PRIORITY INVESTMENT AREAS
Agroforestry is a land-use system in which farmers cultivate woody plants—such as trees and shrubs—along with crops or livestock on the same plot of land. Worldwide, an estimated 500 million smallholder farmers live on less than $1.90 per day, and agroforestry practices offer a wide range of benefits to these farmers. These practices also have a positive impact on climate change.
Investments in agroforestry enable smallholder farmers to boost crop yields and diversify income sources.1,2,3 Planting crops adjacent to trees results in higher soil fertility and improved water retention, and those outcomes in turn lead to increased crop yields. Meanwhile, tree by-products—including fruit, nuts, and branches (which can be sold as firewood)—provide farmers with new sources of income. Importantly, trees provide long-term financial security, since farmers can cut and sell them in response to a crisis (such as a bad harvest) or an opportunity (such as a chance to fund children’s education). Agroforestry enhances gender equity as well: Abundant tree planting reduces the time needed to gather firewood. As a result, girls have more time to attend school, and women have more time to spend on income-generating activities.
Agroforestry serves as a powerful tool for advancing climate adaptation and climate mitigation.4,5,6 On the adaptation side, trees retain water, reduce soil erosion, and increase soil fertility—outcomes that will become increasingly critical in the context of intensifying climate unpredictability. On the mitigation side, tree planting is a highly cost-effective method for enhancing natural carbon sinks and increasing carbon sequestration.

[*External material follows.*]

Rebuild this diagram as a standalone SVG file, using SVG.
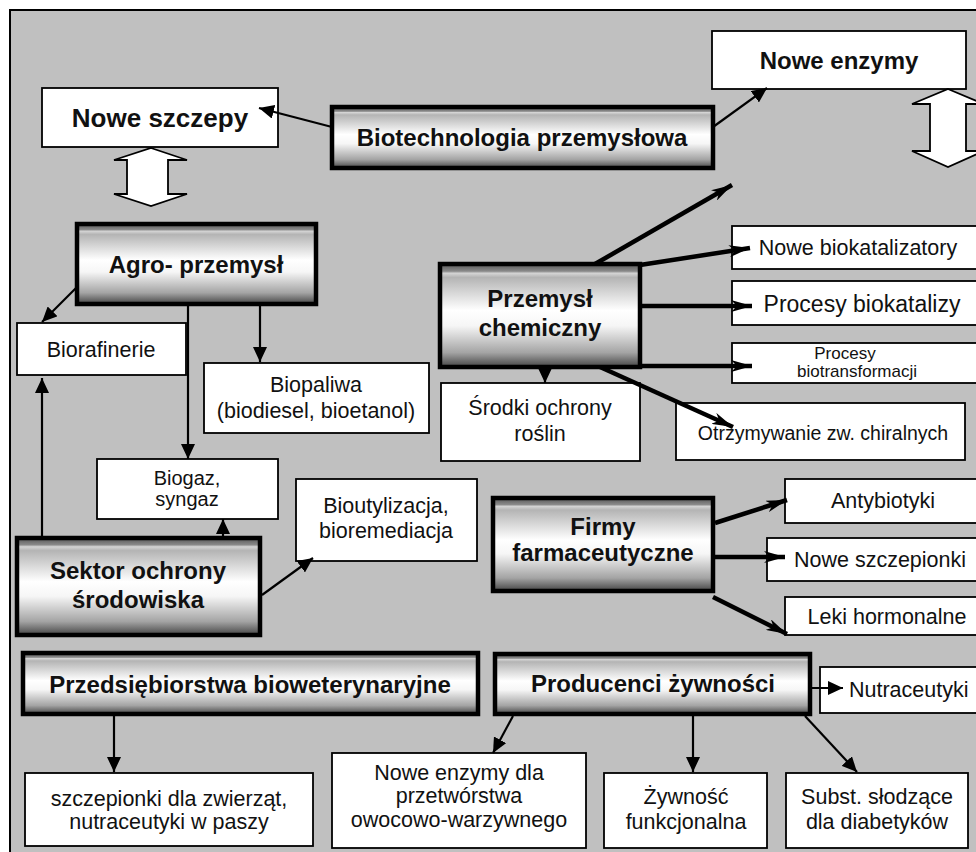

In addition, by working with smallholder farmers to plant new trees, agroforestry efforts reduce the economic incentive to harvest old-growth forests and thereby slow the rate of deforestation.
Banner photo courtesy of One Acre Fund
Related Portfolio Organizations
- Oscar Cacho, Graham Marshall, and Mary Milne. “Smallholder Agroforestry Projects: Potential for and Economic Development Analysis Division of the Food and Agriculture Organization of the United Nations, 2003.
- Ayu Pratiwi and Aya Suzuki. “Reducing Agricultural Income Vulnerabilities Through Agroforestry Training: Evidence from a Randomised Field Experiment in Indonesia.” Bulletin of Indonesia Economic Studies, vol. 55, 2019, pp. 83–116.
- Ann Quinion, Paxie W. Chirwa, Festus K. Akinnifesi, and Oluyede C. Ajayi. “Do Agroforestry Technologies Improve the Livelihoods of the Resource Poor Farmers? Evidence from Kasungu and Machinga Districts of Malawi.” Agroforestry Systems, vol. 80, 2010, pp. 457–465.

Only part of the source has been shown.